Our Marketing Strategist shares an internal and external perspective on breaking down success barriers in HE.

Zainab is the marketing strategist at The Brand Education. She works with university leadership and marketing teams to help them solve global branding challenges. We caught up with her to hear her insight on breaking down success barriers in higher education:
We’ve been speaking a lot about how institutions need to think a little more like commercial businesses in order to compete on a global scale. For most institutions, there remain a few challenges to this change in mindset. But there’s one element of the higher education mix around which universities are already functioning exactly like commercial enterprises; the challenges they face.
Budget cuts, staffing challenges, lack of transparency and change resistance are problems common to almost all large organisations. And at the heart of these difficulties lies a fundamental problem – the challenge of aligning resources with the outcomes required by leadership. The solution? Communication.
The ways your teams relate to each other (internal comms) and the way you relate to the rest of the world (external comms) are the mechanics by which your institution leverages its resources to achieve its goals. We apply two key concepts to help overcome communications challenges wherever you find them in an organisation. Let’s take a look at them.
The Humpty-Dumpty theory
We work with and advise all operational levels within higher education institutions. When speaking with leadership teams on the larger goals of their institution, it’s extremely rare to find a lack of direction or agreement on what needs to be done. That means that the gold is already inside your institution. Our goal is to crack open the egg – to bring out the key vision so the whole team can share in it.
That, really, is the key to authenticity – a concept we talk a lot about here. All levels of your team need to understand exactly who you are as an institution, what you’re trying to achieve and who you’ll need to work with in order to achieve those goals. Not only do you have to have those concepts nailed down, but you need to have communicative mechanisms in place that allow stakeholders to understand and, most importantly, act on them.

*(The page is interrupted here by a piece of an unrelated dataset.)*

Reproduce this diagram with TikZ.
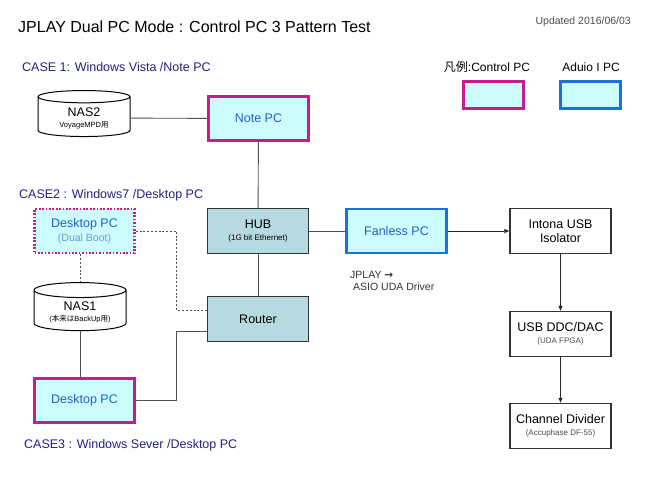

This kind of internal brand alignment is something that universities struggle with today – especially those institutions that use historical prestige as a brand lifeline.

“The gold is always within us, as people or as institutions. When we look inside – greatness truly begins”.Zainab Fayaz
Insight as a foundation
Building, or realigning, your communication mechanisms is the first step in leveraging your resources to break down success barriers. But market success depends on more than just your ability to act effectively. You need to make sure you’re doing the correct things. Learning what those things are comes down to how well you accumulate and manage consumer insight.
Traditionally, the path to consumer understanding begins with demographics. In our hyper-mobile, global digital world, traditional classifications like age, location, gender and occupation are often less relevant as drivers of behaviour than abstract ideas like our knowledge, beliefs and community norms. In case you haven’t been following along, the research bears this out, too. This is why we advocate an individual-first, demographics second approach to external comms that puts the global learner at the centre of the brand.
As the data institutions accumulate becomes bigger and more complex, success will come as a result of how well we manage and deploy insight into our target audience – the people we want to work with most.
Brand alignment and consumer insight – these are the keys to breaking down success barriers in 2021. And the universities that do them well will undoubtedly be the ones that succeed. Fortunately, you don’t need massive budgets to get them right; just careful planning and a big, healthy dose of introspection.